Early in these processes, control appeared as a central notion. As my work progressed in the studio, I wondered less about losing control and gaining control but rather more on the potential of shifting control, displacing control. While control dislocated, the same went for the notion of virtuosity. The virtuosic gesture moved away from the spectacularity of my human ability to perform control over the environment. Instead it re-localized as a virtuosic poetry of care and into vulner-able/affect-able (Daigle, 2018) relations to the environment; a transition from spectacularity to spectrality.

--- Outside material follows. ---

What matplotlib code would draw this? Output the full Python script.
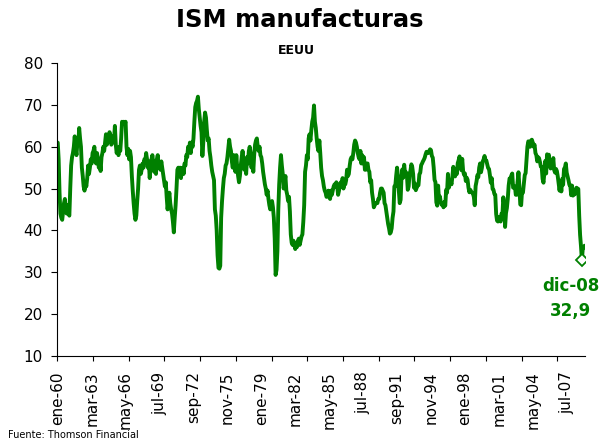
import matplotlib
matplotlib.use("Agg")
import matplotlib.pyplot as plt
from matplotlib.ticker import FixedLocator, NullFormatter, FixedFormatter
import numpy as np

# Monthly ISM manufacturing index, Jan 1960 - Mar 2009
ism_1960s = [
    61.0, 57.0, 49.0, 44.0, 43.0, 42.5, 44.5, 46.5, 47.5, 45.0, 44.0, 46.0,
    44.0, 43.5, 50.0, 55.5, 57.5, 58.5, 60.0, 62.5, 59.5, 58.0, 61.0, 60.5,
    64.5, 62.0, 60.0, 55.0, 53.0, 50.5, 49.5, 51.5, 50.5, 52.5, 55.5, 53.5,
    55.0, 57.0, 56.0, 58.5, 59.0, 60.0, 57.5, 56.0, 58.5, 57.0, 55.0, 56.5,
    54.2, 57.5, 58.5, 60.0, 59.0, 61.0, 63.0, 60.5, 61.5, 62.0, 63.5, 62.0,
    60.5, 61.0, 62.5, 61.5, 65.0, 60.5, 58.5, 59.5, 58.0, 60.0, 59.0, 62.0,
    66.0, 65.5, 66.0, 65.5, 66.0, 60.0, 58.0, 59.5, 57.0, 59.0, 57.5, 53.0,
    49.5, 46.5, 44.0, 42.5, 43.5, 47.0, 50.0, 54.5, 55.5, 53.5, 54.5, 56.0,
    55.0, 57.0, 56.5, 58.5, 57.0, 55.0, 56.5, 52.5, 55.5, 57.0, 58.0, 56.0,
    54.0, 56.5, 53.5, 57.0, 58.0, 55.0, 56.0, 54.5, 56.5, 55.0, 53.5, 52.0,
]
ism_1970s = [
    50.5, 51.5, 48.0, 45.0, 47.0, 49.0, 46.5, 45.0, 44.0, 42.0, 39.5, 43.0,
    46.0, 50.0, 54.5, 55.0, 53.0, 55.0, 52.5, 54.5, 55.0, 53.5, 56.0, 55.5,
    58.0, 57.5, 60.0, 59.0, 61.0, 58.5, 61.0, 60.0, 62.0, 66.0, 69.5, 70.5,
    71.0, 72.0, 69.0, 67.0, 65.0, 63.5, 57.8, 61.0, 66.0, 68.2, 67.0, 64.0,
    61.5, 62.0, 59.0, 57.5, 55.5, 54.0, 53.0, 52.0, 45.0, 43.5, 40.0, 34.0,
    31.0, 30.8, 31.5, 43.0, 47.0, 50.0, 52.5, 53.5, 55.5, 56.0, 57.5, 59.5,
    61.7, 60.0, 59.0, 56.5, 55.0, 58.0, 55.5, 54.0, 58.0, 55.0, 53.0, 51.5,
    53.0, 55.5, 57.5, 59.0, 57.0, 54.5, 56.0, 53.5, 57.5, 56.0, 59.0, 60.0,
    58.5, 55.0, 57.5, 54.0, 58.0, 60.5, 61.5, 62.0, 60.0, 59.0, 60.0, 58.0,
    57.5, 56.0, 54.0, 52.5, 51.0, 50.0, 48.5, 49.5, 47.5, 46.0, 45.0, 46.5,
]
ism_1980s = [
    47.0, 45.5, 43.0, 38.0, 29.3, 30.5, 35.0, 45.0, 51.0, 55.0, 58.0, 55.5,
    53.5, 50.0, 51.5, 53.0, 49.5, 48.5, 47.0, 48.0, 44.5, 39.0, 37.0, 36.5,
    37.5, 36.5, 35.5, 37.0, 36.0, 37.5, 38.0, 36.5, 37.5, 38.5, 39.0, 42.0,
    46.0, 54.0, 55.5, 58.0, 57.0, 62.0, 63.0, 61.5, 64.0, 66.0, 67.0, 69.9,
    66.0, 64.5, 62.0, 60.0, 59.0, 61.5, 58.5, 55.0, 53.0, 52.0, 50.5, 49.5,
    49.0, 48.0, 48.5, 49.5, 48.0, 47.5, 49.5, 48.5, 49.5, 50.5, 51.0, 50.5,
    51.5, 50.5, 48.5, 49.5, 51.0, 51.5, 50.5, 52.5, 50.0, 51.5, 51.0, 52.0,
    54.5, 53.0, 53.5, 55.5, 57.0, 57.5, 57.0, 58.5, 60.5, 61.5, 61.0, 60.0,
    58.5, 57.5, 57.0, 59.0, 56.0, 58.0, 56.0, 57.5, 54.5, 54.5, 56.0, 56.0,
    54.5, 54.0, 51.5, 52.0, 49.0, 47.5, 45.5, 46.0, 46.5, 46.5, 46.5, 47.5,
]
ism_1990s = [
    47.5, 49.0, 50.0, 50.0, 49.5, 49.0, 46.5, 46.0, 44.5, 43.0, 41.5, 40.5,
    39.2, 39.5, 40.5, 43.0, 44.5, 50.5, 50.5, 53.0, 55.0, 53.0, 49.5, 46.5,
    47.3, 52.7, 54.6, 52.6, 55.7, 53.6, 53.9, 53.4, 49.7, 50.5, 53.6, 54.2,
    55.8, 55.2, 53.5, 50.2, 51.2, 49.6, 50.2, 50.7, 50.8, 53.4, 53.8, 55.6,
    56.0, 56.5, 56.9, 57.4, 58.2, 58.8, 58.5, 58.5, 59.0, 59.4, 59.2, 57.8,
    57.4, 55.1, 52.1, 51.5, 46.7, 45.9, 50.7, 47.1, 48.1, 46.7, 46.1, 46.2,
    45.5, 46.8, 45.9, 49.7, 49.0, 53.5, 50.2, 51.7, 51.7, 51.0, 52.9, 55.2,
    53.8, 52.9, 54.3, 53.5, 56.1, 56.8, 57.7, 56.3, 54.4, 57.1, 54.2, 53.3,
    53.6, 51.8, 52.6, 52.1, 50.2, 49.1, 49.7, 49.3, 49.0, 48.8, 48.0, 46.0,
    50.6, 51.7, 53.2, 52.7, 55.0, 56.0, 53.9, 54.9, 56.5, 57.0, 57.8, 56.8,
]
ism_2000s = [
    56.7, 55.8, 54.9, 54.7, 53.2, 51.4, 52.5, 49.9, 49.7, 48.7, 48.5, 43.9,
    42.3, 42.1, 43.1, 43.2, 42.1, 44.0, 43.6, 47.9, 46.2, 40.8, 44.1, 45.3,
    47.5, 50.7, 52.4, 52.4, 53.1, 53.6, 50.2, 50.3, 50.5, 48.5, 48.5, 51.6,
    53.9, 50.5, 46.2, 46.0, 49.4, 49.0, 51.0, 53.2, 53.7, 57.0, 60.0, 61.3,
    61.0, 60.0, 61.5, 61.7, 61.0, 60.0, 60.5, 58.5, 58.0, 56.5, 57.5, 57.3,
    56.4, 55.3, 55.2, 52.3, 51.4, 53.8, 56.6, 53.6, 58.2, 57.7, 58.1, 55.6,
    54.8, 55.8, 55.3, 57.3, 54.4, 53.8, 54.7, 54.2, 52.9, 51.2, 49.5, 51.4,
    49.3, 52.3, 50.9, 54.7, 55.0, 56.0, 53.8, 52.9, 52.0, 50.9, 50.8, 48.4,
    50.7, 48.3, 49.0, 48.6, 49.6, 50.2, 50.0, 49.9, 43.5, 38.9, 36.2, 32.9,
    35.6, 35.8, 36.3,
]

tick_labels = ["ene-60", "mar-63", "may-66", "jul-69", "sep-72", "nov-75",
               "ene-79", "mar-82", "may-85", "jul-88", "sep-91", "nov-94",
               "ene-98", "mar-01", "may-04", "jul-07"]
y_ticks = [10, 20, 30, 40, 50, 60, 70, 80]
highlight_label = "dic-08"
highlight_text = "32,9"
highlight_index = (2008 - 1960) * 12 + 11

title = "ISM manufacturas"
subtitle = "EEUU"
source = "Fuente: Thomson Financial"

values = ism_1960s + ism_1970s + ism_1980s + ism_1990s + ism_2000s
x = np.arange(len(values))
green = "#008000"

W, H = 612, 441
fig = plt.figure(figsize=(W / 100, H / 100), dpi=100)
left, right, top, bottom = 57.3, 585.0, 63.3, 355.5
ax = fig.add_axes([left / W, 1 - bottom / H, (right - left) / W, (bottom - top) / H])

ax.plot(x, values, color=green, lw=2.8, solid_joinstyle="round",
        solid_capstyle="round", zorder=2)
ax.plot([highlight_index], [values[highlight_index]], ls="none", marker="D",
        ms=6.5, mfc="white", mec=green, mew=1.3, zorder=3)

ax.set_xlim(-0.5, len(values) - 0.5)
ax.set_ylim(10, 80)
ax.set_yticks(y_ticks)

ax.xaxis.set_major_locator(FixedLocator(np.arange(-0.5, len(values), 40)))
ax.xaxis.set_major_formatter(NullFormatter())
ax.xaxis.set_minor_locator(FixedLocator(np.arange(len(tick_labels)) * 38))
ax.xaxis.set_minor_formatter(FixedFormatter(tick_labels))
ax.tick_params(axis="x", which="major", direction="out", length=3.6, width=0.8)
ax.tick_params(axis="x", which="minor", length=0, pad=11.5, labelrotation=90,
               labelsize=11)
ax.tick_params(axis="y", direction="out", length=4.3, width=0.8, pad=6,
               labelsize=11)
for s in ["top", "right"]:
    ax.spines[s].set_visible(False)
for s in ["left", "bottom"]:
    ax.spines[s].set_linewidth(0.8)

ax.annotate(highlight_label, xy=(highlight_index, values[highlight_index]),
            xytext=(-8, -19), textcoords="offset points", ha="center",
            va="center", color=green, fontsize=12, fontweight="bold")
ax.annotate(highlight_text, xy=(highlight_index, values[highlight_index]),
            xytext=(-8, -37), textcoords="offset points", ha="center",
            va="center", color=green, fontsize=12, fontweight="bold")

fig.text(300 / W, 1 - 20 / H, title, ha="center", va="center",
         fontsize=17.5, fontweight="bold")
fig.text(296 / W, 1 - 50 / H, subtitle, ha="center", va="center",
         fontsize=9, fontweight="bold")
fig.text(8 / W, 3 / H, source, ha="left", va="baseline", fontsize=7)

fig.savefig("out.png", dpi=100)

An upcoming stance of the project is entitled Vulnerability as Virtuosity. A group of researchers and artists from the Swedish Defence University, Stockholm School of Economics, Södertorn University, and Stockholm University of the Arts will engage in a dialogue to discuss how the notions of vulnerability are manifesting throughout disciplines. Through discursive and artistic practices, we will explore how rhetoric and narratives around the climate crisis and vulnerabilities may transform. The outcomes of this part of the process will be presented in June 2022 at the International Sustainable Development Research Society annual conference hosted among others by SKH, with the theme: “Sustainability and courage: culture, art and human rights”, in Stockholm, Sweden.
The ability to divert is the circus agency that I am preoccupied with here in this project.

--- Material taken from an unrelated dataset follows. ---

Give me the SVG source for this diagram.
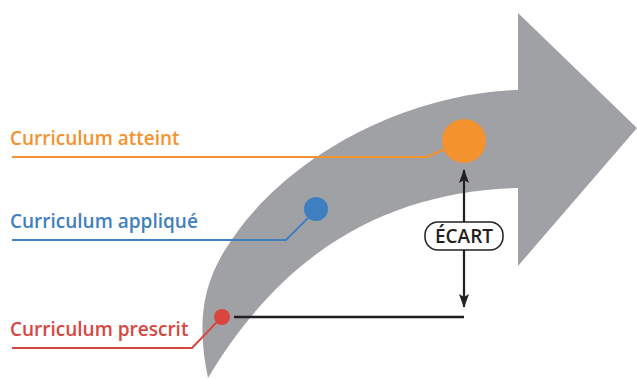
<svg xmlns="http://www.w3.org/2000/svg" width="637" height="379" viewBox="0 0 637 379">
<defs>
<style>
.lbl{font-family:"Open Sans","Liberation Sans",sans-serif;font-weight:600;font-size:19px}
.lead{fill:none;stroke-width:2}
</style>
<marker id="ah" viewBox="0 0 14 10" refX="13" refY="5" markerWidth="14" markerHeight="10" orient="auto-start-reverse" markerUnits="userSpaceOnUse">
<path d="M0,0 L14,5 L0,10 L3,5 z" fill="#231f20"/>
</marker>
</defs>
<rect width="637" height="379" fill="#fff"/>
<g id="arrow">
<path d="M208,378 C198,330 200,290 225,250 C280,160 400,95 515,90 L518,90 L518,13 L637,128 L518,266 L518,188 L515,188 C400,192 290,240 208,378 Z" fill="#a0a1a4"/>
</g>
<g id="connectors">
<polyline class="lead" points="12,157 427,157 445,149" stroke="#f4922e"/>
<polyline class="lead" points="12,240 286,240 308,218" stroke="#3f7fc1"/>
<polyline class="lead" points="12,348 192,348 217,322" stroke="#d9463f"/>
<line x1="234" y1="317" x2="464" y2="317" stroke="#231f20" stroke-width="2.5"/>
<line x1="464" y1="222" x2="464" y2="170" stroke="#231f20" stroke-width="2.2" marker-end="url(#ah)"/>
<line x1="464" y1="250" x2="464" y2="307" stroke="#231f20" stroke-width="2.2" marker-end="url(#ah)"/>
</g>
<g id="atteint">
<circle cx="464" cy="141" r="22" fill="#f4922e"/>
<text class="lbl" x="10" y="145" fill="#f4922e">Curriculum atteint</text>
</g>
<g id="applique">
<circle cx="316" cy="209" r="12" fill="#3f7fc1"/>
<text class="lbl" x="10" y="228" fill="#3f7fc1">Curriculum appliqué</text>
</g>
<g id="prescrit">
<circle cx="222" cy="317" r="8" fill="#d9463f"/>
<text class="lbl" x="10" y="336" fill="#d9463f">Curriculum prescrit</text>
</g>
<g id="ecart">
<rect x="425" y="222" width="78" height="28" rx="13" fill="#fff" stroke="#231f20" stroke-width="1.5"/>
<text x="464" y="243" text-anchor="middle" font-family="'Open Sans','Liberation Sans',sans-serif" font-weight="600" font-size="19" fill="#231f20">ÉCART</text>
</g>
</svg>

My doctoral artistic project bounces from the idea that “…our task is to make trouble, to stir up potent responses to devastating events, as well as to settle troubled waters and rebuild quiet places.” (Harraway, 2016). We ought to develop abilities for meaningful responses and the emergence of ethical alternatives to human exceptionalism. Circus equates to divertissement, as in the ability to divert. The ability to divert is the circus agency that I am preoccupied with here in this project. In these troubled times, circus can serve as a diversion tool, not in the sense of taking away the attention from, but rather in engaging in the act of diverting the course of these troubling events.
In coming full circle, the last human on earth’s utopian gesture of faith is to sense the world through circus arts. The project’s outcomes are planned to be shared as practices of hope for the 21st century.
I wish to express my gratitude to the artists and collaborators that have participated in the project so far; Thank you! The list is long, your names and contributions will be mentioned in the documentation of the doctoral project.